Abstract

Research has shown that there exists a positive correlation between marriage and good health, but the reasons for this association are disputed. Scholars acknowledge that the key to answering these questions lies in understanding the role of marriage in specific social contexts. This paper utilizes marital protection, marital selection, and life course perspectives to investigate the relationship between marriage and health in China, a society characterized by nearly universal marriage, strong societal pressure to marry, especially for women, and a distinct rural and urban divide in family life. I analyze the China Health and Nutrition Survey (CHNS) with lagged dependent variable models and fixed-effects linear regression models, to predict self-rated health and control for baseline health status and time-invariant omitted variable bias. The health status difference between those who are single and those who are married is primarily explained by marital selection, while marital protection explains the health differences between married and widowed rural women.

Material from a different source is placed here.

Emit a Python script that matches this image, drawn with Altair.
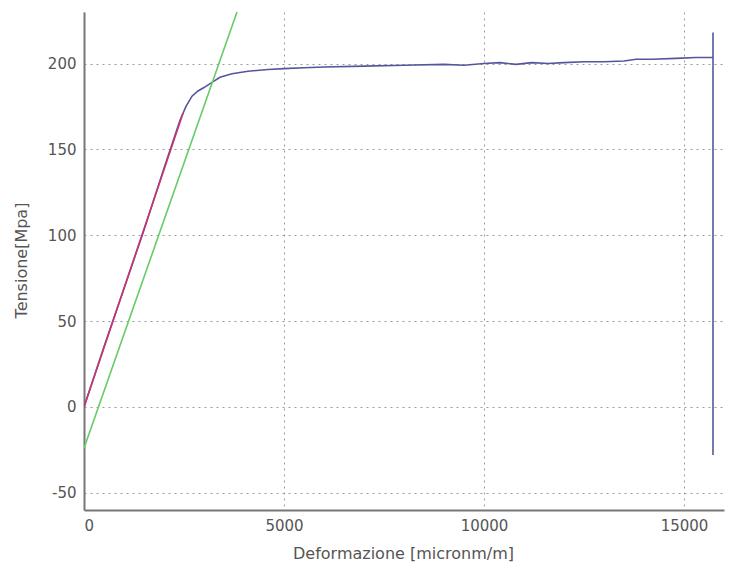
import altair as alt
import pandas as pd

# Measured curve (blue)
blue_x = [0, 500, 1000, 1500, 2000, 2200, 2400, 2550, 2700, 2850, 3000, 3200, 3400, 3700,
          4100, 4600, 5000, 5500, 6000, 7000, 8000, 9000, 9500, 10000, 10400, 10800, 11200,
          11600, 12000, 12500, 13000, 13500, 13800, 14200, 14800, 15300, 15725, 15725, 15725]
blue_y = [0, 35, 69, 103, 139, 153, 167, 175, 181, 184, 186, 189, 192, 194,
          195.5, 196.5, 197, 197.5, 198, 198.5, 199, 199.5, 199, 200, 200.5, 199.5, 200.5,
          200, 200.5, 201, 201, 201.5, 202.5, 202.5, 203, 203.5, 203.5, 218, -28]

# Elastic fit (red)
red_x = [0, 2475]
red_y = [0, 171]

# Offset line (green)
green_x = [0, 3825]
green_y = [-24, 230]

x_ticks = [0, 5000, 10000, 15000]
y_ticks = [-50, 0, 50, 100, 150, 200]

rows = []
for i, (x, y) in enumerate(zip(blue_x, blue_y)):
    rows.append({"x": x, "y": y, "s": "blue", "o": i})
for i, (x, y) in enumerate(zip(red_x, red_y)):
    rows.append({"x": x, "y": y, "s": "red", "o": i})
for i, (x, y) in enumerate(zip(green_x, green_y)):
    rows.append({"x": x, "y": y, "s": "green", "o": i})
df = pd.DataFrame(rows)

xs = alt.Scale(domain=[0, 16000], nice=False, zero=False)
ys = alt.Scale(domain=[-60, 230], nice=False, zero=False)

label_expr = "datum.value < 0 ? '-' + abs(datum.value) : '' + datum.value"

axis_common = dict(
    grid=True, gridColor="#9a9a9a", gridDash=[2, 4], gridWidth=1,
    domainColor="#777777", domainWidth=2, ticks=False,
    labelFont="DejaVu Sans", labelFontSize=15, labelColor="#555555",
    titleFont="DejaVu Sans", titleFontSize=16, titleColor="#555555",
    titleFontWeight="normal", labelExpr=label_expr, titleBaseline="middle",
    titleAlign="center",
)

chart = alt.Chart(df).mark_line(clip=True, strokeWidth=1.6).encode(
    x=alt.X("x:Q", scale=xs,
            axis=alt.Axis(title="Deformazione [micronm/m]", values=x_ticks,
                          labelPadding=8, titleX=319, titleY=43, **axis_common)),
    y=alt.Y("y:Q", scale=ys,
            axis=alt.Axis(title="Tensione[Mpa]", values=y_ticks,
                          labelPadding=8, titleX=-63, titleY=248, **axis_common)),
    color=alt.Color("s:N", scale=alt.Scale(domain=["blue", "red", "green"],
                                           range=["#55559e", "#c8356e", "#66cc66"]),
                    legend=None),
    order="o:Q",
    detail="s:N",
).properties(
    width=640, height=498,
    background="white",
    autosize=alt.AutoSizeParams(type="none"),
    padding={"left": 84, "top": 12, "right": 12, "bottom": 55},
).configure_view(stroke="transparent", strokeWidth=0)

chart.save("out.html", embed_options={"renderer": "svg", "actions": False})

The health differences between widowed and married rural women vary over age, consistent with the prediction of the life course perspective. Health differences associated with marriage are found mainly among the rural population and less among the urban population. The selection, protection, and life course perspectives each contribute to understanding different pieces of the marriage–health relationship in China. Marriage, gender, and age intertwine with the rural–urban divide to shape self-rated health in different ways and directions for different groups. Most notably, marriage effects on health are mainly a rural phenomenon in China.